In his second assignment of error, appellant asserts that the facts and circumstances surrounding his oral employment contract were sufficient to support his promissory estoppel claim.
In Mers, the Ohio Supreme Court recognized a promissory estoppel exception to the employee-at-will doctrine for circumstances in which an employer has made representations or promises of continued employment to an employee. Id. at 104. In order for an employee to prevail on a promissory estoppel claim in an at-will employment setting, it must be shown that: (1) the employer made a clear and unambiguous promise or representation of continued employment; (2) the employee actually relied upon the employer's promise or representation; (3) the employee's reliance was reasonable and foreseeable; and (4) the employee was actually injured by his reliance. Mers, at 105.
In the present case, appellant argues that the deposition testimony of Lee Pfrogner, a vice-president of appellee's, and David Kriegle, appellee's CEO, establish that the parties agreed appellant's employment would be "long term." Specifically, appellant points to the following testimony by Pfrogner:
Q. Well, when you had your discussions with [appellant] back in March and I guess there were conversations leading up to his arrival in May, was it your expectation that [appellant] would be at Drug Emporium on a long-term basis? Did [appellant] make a commitment to you to that effect?
A. Yes, he did.
Q. Was there any time period specified by [appellant] how long he would be there?
A. I don't think a time was specified, but in my first discussions with Dave Kriegle about putting a process together and [appellant] as a candidate his concern was [appellant] had left us before and are we going to have that problem again.
And I said I didn't think so, but I would make a point to talk to [appellant] about that and in fact did and he said, no, this is a different deal. I'll stick with it. I won't come and go.

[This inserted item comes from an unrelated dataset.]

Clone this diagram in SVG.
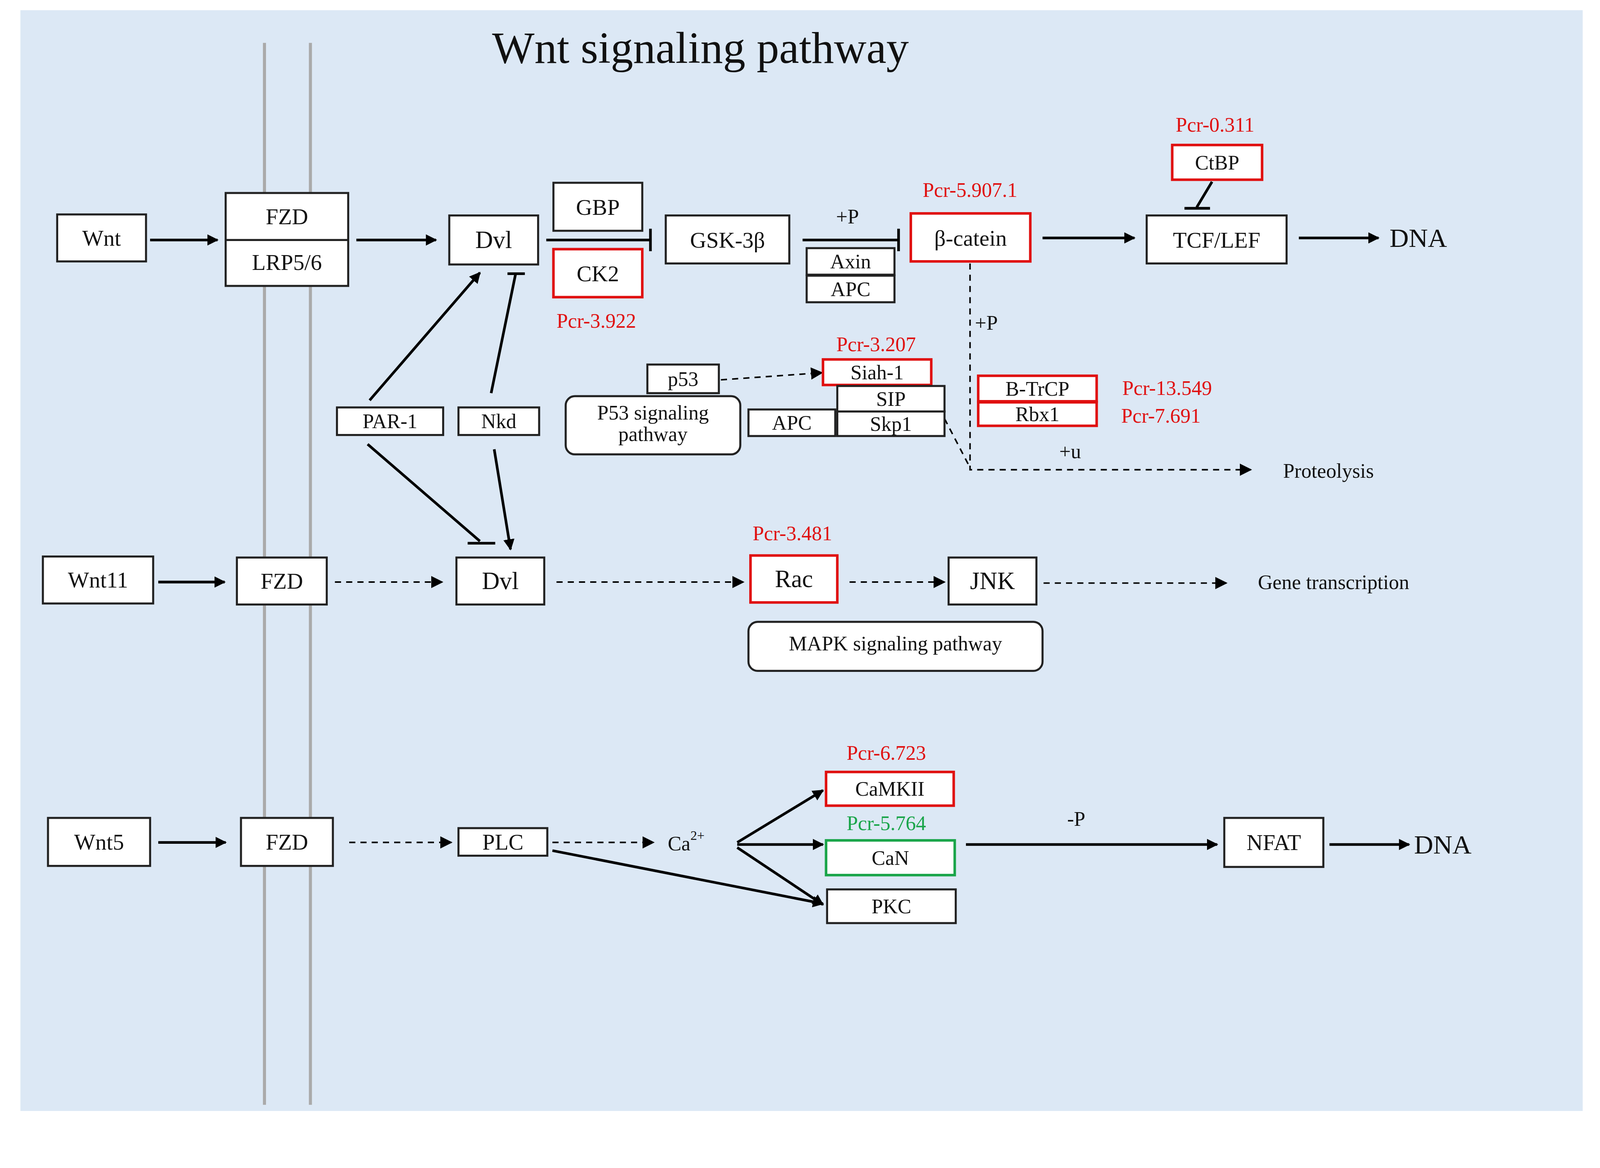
<svg xmlns="http://www.w3.org/2000/svg" width="4255" height="2990" viewBox="0 0 4255 2990">
<defs>
<style>
text{font-family:"Liberation Serif","Times New Roman",serif;fill:#111;text-anchor:middle;dominant-baseline:central}
.n{fill:#fff;stroke:#222;stroke-width:2}
.r{fill:#fff;stroke:#e01010;stroke-width:2.5}
.g{fill:#fff;stroke:#1aa54a;stroke-width:2.5}
.c{fill:none;stroke:#000;stroke-width:2.6}
.d{fill:none;stroke:#000;stroke-width:1.5;stroke-dasharray:6 5}
.t{font-size:22px}.s{font-size:20px}
.red{fill:#e01010;font-size:20px}.grn{fill:#1aa54a;font-size:20px}
</style>
<marker id="a" viewBox="0 0 10 10" refX="9" refY="5" markerWidth="11" markerHeight="11" markerUnits="userSpaceOnUse" orient="auto"><path d="M0,0L10,5L0,10z" fill="#000"/></marker>
<marker id="ad" viewBox="0 0 10 10" refX="9" refY="5" markerWidth="12" markerHeight="12" markerUnits="userSpaceOnUse" orient="auto"><path d="M0,0L10,5L0,10z" fill="#000"/></marker>
</defs>
<rect width="4255" height="2990" fill="#fff"/>
<g transform="scale(2.614)">
<rect x="20" y="10" width="1530" height="1078" fill="#dce8f5"/>
<line x1="259" y1="42" x2="259" y2="1082" stroke="#aaa" stroke-width="3"/>
<line x1="304" y1="42" x2="304" y2="1082" stroke="#aaa" stroke-width="3"/>
<text x="686" y="47" style="font-size:44px">Wnt signaling pathway</text>

<g id="connectors">
<line class="c" x1="147" y1="235" x2="213" y2="235" marker-end="url(#a)"/>
<line class="c" x1="349" y1="235" x2="427" y2="235" marker-end="url(#a)"/>
<line class="c" x1="535" y1="235" x2="637" y2="235"/><line class="c" x1="637" y1="224" x2="637" y2="246"/>
<line class="c" x1="786" y1="235" x2="880" y2="235"/><line class="c" x1="880" y1="224" x2="880" y2="246"/>
<line class="c" x1="1021" y1="233" x2="1111" y2="233" marker-end="url(#a)"/>
<line class="c" x1="1272" y1="233" x2="1350" y2="233" marker-end="url(#a)"/>
<line class="c" x1="1187" y1="178" x2="1172" y2="203"/><line class="c" x1="1160" y1="204" x2="1185" y2="204"/>
<polyline class="d" points="950,258 950,460 1225,460" marker-end="url(#ad)"/>
<line class="d" x1="925" y1="410" x2="950" y2="458"/>
<line class="d" x1="706" y1="372" x2="805" y2="365" marker-end="url(#ad)"/>
<line class="c" x1="362" y1="392" x2="470" y2="267" marker-end="url(#a)"/>
<line class="c" x1="481" y1="385" x2="505" y2="268"/><line class="c" x1="497" y1="268" x2="514" y2="268"/>
<line class="c" x1="360" y1="435" x2="470" y2="530"/><line class="c" x1="458" y1="532" x2="485" y2="532"/>
<line class="c" x1="484" y1="440" x2="500" y2="538" marker-end="url(#a)"/>
<line class="c" x1="155" y1="570" x2="220" y2="570" marker-end="url(#a)"/>
<line class="d" x1="328" y1="570" x2="433" y2="570" marker-end="url(#ad)"/>
<line class="d" x1="545" y1="570" x2="728" y2="570" marker-end="url(#ad)"/>
<line class="d" x1="832" y1="570" x2="925" y2="570" marker-end="url(#ad)"/>
<line class="d" x1="1022" y1="571" x2="1201" y2="571" marker-end="url(#ad)"/>
<line class="c" x1="155" y1="825" x2="221" y2="825" marker-end="url(#a)"/>
<line class="d" x1="342" y1="825" x2="442" y2="825" marker-end="url(#ad)"/>
<line class="d" x1="541" y1="825" x2="640" y2="825" marker-end="url(#ad)"/>
<line class="c" x1="722" y1="825" x2="806" y2="774" marker-end="url(#a)"/>
<line class="c" x1="722" y1="827" x2="806" y2="827" marker-end="url(#a)"/>
<line class="c" x1="722" y1="830" x2="806" y2="886" marker-end="url(#a)"/>
<line class="c" x1="541" y1="833" x2="806" y2="885" marker-end="url(#a)"/>
<line class="c" x1="946" y1="827" x2="1192" y2="827" marker-end="url(#a)"/>
<line class="c" x1="1302" y1="827" x2="1380" y2="827" marker-end="url(#a)"/>
</g>

<g id="wnt"><rect class="n" x="56" y="210" width="87" height="46"/><text class="t" x="99.5" y="233">Wnt</text></g>
<g id="fzd-lrp"><rect class="n" x="221" y="189" width="120" height="91"/><line x1="221" y1="235" x2="341" y2="235" stroke="#222" stroke-width="2"/><text class="t" x="281" y="212">FZD</text><text class="t" x="281" y="257">LRP5/6</text></g>
<g id="dvl1"><rect class="n" x="440" y="211" width="87" height="48"/><text class="t" x="483.5" y="235" style="font-size:24px">Dvl</text></g>
<g id="gbp"><rect class="n" x="542" y="179" width="87" height="47"/><text class="t" x="585.5" y="203">GBP</text></g>
<g id="ck2"><rect class="r" x="542" y="244" width="87" height="47"/><text class="t" x="585.5" y="268">CK2</text></g>
<g id="gsk"><rect class="n" x="652" y="211" width="121" height="47"/><text class="t" x="712.5" y="235">GSK-3β</text></g>
<g id="axin"><rect class="n" x="790" y="243" width="86" height="26"/><text class="s" x="833" y="256">Axin</text></g>
<g id="apc1"><rect class="n" x="790" y="270" width="86" height="26"/><text class="s" x="833" y="283">APC</text></g>
<g id="bcat"><rect class="r" x="892" y="209" width="117" height="47"/><text class="t" x="950.5" y="233">β-catein</text></g>
<g id="ctbp"><rect class="r" x="1148" y="142" width="88" height="34"/><text class="s" x="1192" y="159">CtBP</text></g>
<g id="tcf"><rect class="n" x="1123" y="211" width="137" height="47"/><text class="t" x="1191.5" y="235">TCF/LEF</text></g>
<text x="1389" y="233" style="font-size:26px">DNA</text>
<g id="p53"><rect class="n" x="634" y="357" width="70" height="28"/><text class="s" x="669" y="371">p53</text></g>
<g id="p53path"><rect class="n" x="554" y="388" width="171" height="57" rx="9"/><text class="s" x="639.5" y="404">P53 signaling</text><text class="s" x="639.5" y="425">pathway</text></g>
<g id="siah"><rect class="r" x="806" y="352" width="106" height="25"/><text class="s" x="859" y="364.5">Siah-1</text></g>
<g id="sip"><rect class="n" x="820" y="378" width="105" height="25"/><text class="s" x="872.5" y="390.5">SIP</text></g>
<g id="skp1"><rect class="n" x="820" y="403" width="105" height="24"/><text class="s" x="872.5" y="415">Skp1</text></g>
<g id="apc2"><rect class="n" x="733" y="401" width="85" height="26"/><text class="s" x="775.5" y="414">APC</text></g>
<g id="btrcp"><rect class="r" x="958" y="368" width="116" height="25"/><text class="s" x="1016" y="380.5">B-TrCP</text></g>
<g id="rbx1"><rect class="r" x="958" y="394" width="116" height="23"/><text class="s" x="1016" y="405.5">Rbx1</text></g>
<text class="s" x="1301" y="461">Proteolysis</text>
<g id="par1"><rect class="n" x="330" y="399" width="104" height="27"/><text class="s" x="382" y="412.5">PAR-1</text></g>
<g id="nkd"><rect class="n" x="449" y="399" width="79" height="27"/><text class="s" x="488.5" y="412.5">Nkd</text></g>
<g id="wnt11"><rect class="n" x="42" y="545" width="108" height="46"/><text class="t" x="96" y="568">Wnt11</text></g>
<g id="fzd2"><rect class="n" x="232" y="546" width="88" height="46"/><text class="t" x="276" y="569">FZD</text></g>
<g id="dvl2"><rect class="n" x="447" y="546" width="86" height="46"/><text class="t" x="490" y="569" style="font-size:24px">Dvl</text></g>
<g id="rac"><rect class="r" x="735" y="544" width="85" height="46"/><text class="t" x="777.5" y="567" style="font-size:24px">Rac</text></g>
<g id="jnk"><rect class="n" x="929" y="546" width="86" height="46"/><text class="t" x="972" y="569" style="font-size:24px">JNK</text></g>
<text class="s" x="1306" y="570">Gene transcription</text>
<g id="mapk"><rect class="n" x="733" y="609" width="288" height="48" rx="9"/><text class="s" x="877" y="630">MAPK signaling pathway</text></g>
<g id="wnt5"><rect class="n" x="47" y="801" width="100" height="47"/><text class="t" x="97" y="824.5">Wnt5</text></g>
<g id="fzd3"><rect class="n" x="236" y="801" width="90" height="47"/><text class="t" x="281" y="824.5">FZD</text></g>
<g id="plc"><rect class="n" x="449" y="811" width="87" height="27"/><text class="t" x="492.5" y="824.5">PLC</text></g>
<text x="672" y="826" class="s">Ca<tspan dy="-8" style="font-size:13px">2+</tspan></text>
<g id="camkii"><rect class="r" x="809" y="756" width="125" height="33"/><text class="s" x="871.5" y="772.5">CaMKII</text></g>
<g id="can"><rect class="g" x="809" y="823" width="126" height="34"/><text class="s" x="872" y="840">CaN</text></g>
<g id="pkc"><rect class="n" x="810" y="871" width="126" height="33"/><text class="s" x="873" y="887.5">PKC</text></g>
<g id="nfat"><rect class="n" x="1199" y="801" width="97" height="48"/><text class="t" x="1247.5" y="825">NFAT</text></g>
<text x="1413" y="827" style="font-size:26px">DNA</text>

<text class="red" x="1190" y="122">Pcr-0.311</text>
<text class="red" x="950" y="186">Pcr-5.907.1</text>
<text class="red" x="584" y="314">Pcr-3.922</text>
<text class="red" x="858" y="337">Pcr-3.207</text>
<text class="red" x="1143" y="380">Pcr-13.549</text>
<text class="red" x="1137" y="407">Pcr-7.691</text>
<text class="red" x="776" y="522">Pcr-3.481</text>
<text class="red" x="868" y="737">Pcr-6.723</text>
<text class="grn" x="868" y="806">Pcr-5.764</text>
<text class="s" x="830" y="212">+P</text>
<text class="s" x="966" y="316">+P</text>
<text class="s" x="1048" y="442">+u</text>
<text class="s" x="1054" y="802">-P</text>
</g>
</svg>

So it was discussed it would be a long-term commitment?
(Witness nods head up and down.)
There is no dispute about that?
Kriegle's deposition testimony essentially corroborated Pfrogner's testimony.
Pfrogner's testimony, construed most favorably to appellant, suggests that appellee made generalized and indefinite statements to the effect that appellant's employment would be long-term. The testimony does not, however, indicate or provide any evidence that appellee made a clear and unambiguous promise or representation of continued employment to appellant. It is well-established that vague, indefinite, or nebulous statements or representations of continued employment will not support a promissory estoppel claim. Daup v. Tower Cellular, Inc. (2000), 136 Ohio App.3d 555, 563; Penwell, at 20.
Because appellant failed to come forward with any evidence that appellee made a specific promise or representation of continued employment to him, the trial court correctly granted summary judgment for appellee on appellant's promissory estoppel claim. Appellant's second assignment of error is overruled.
Having overruled appellant's two assignments of error, the judgment of the Franklin County Court of Common Pleas is affirmed.
_______________ BROWN, J.
BRYANT, P.J., and BOWMAN, J., concur.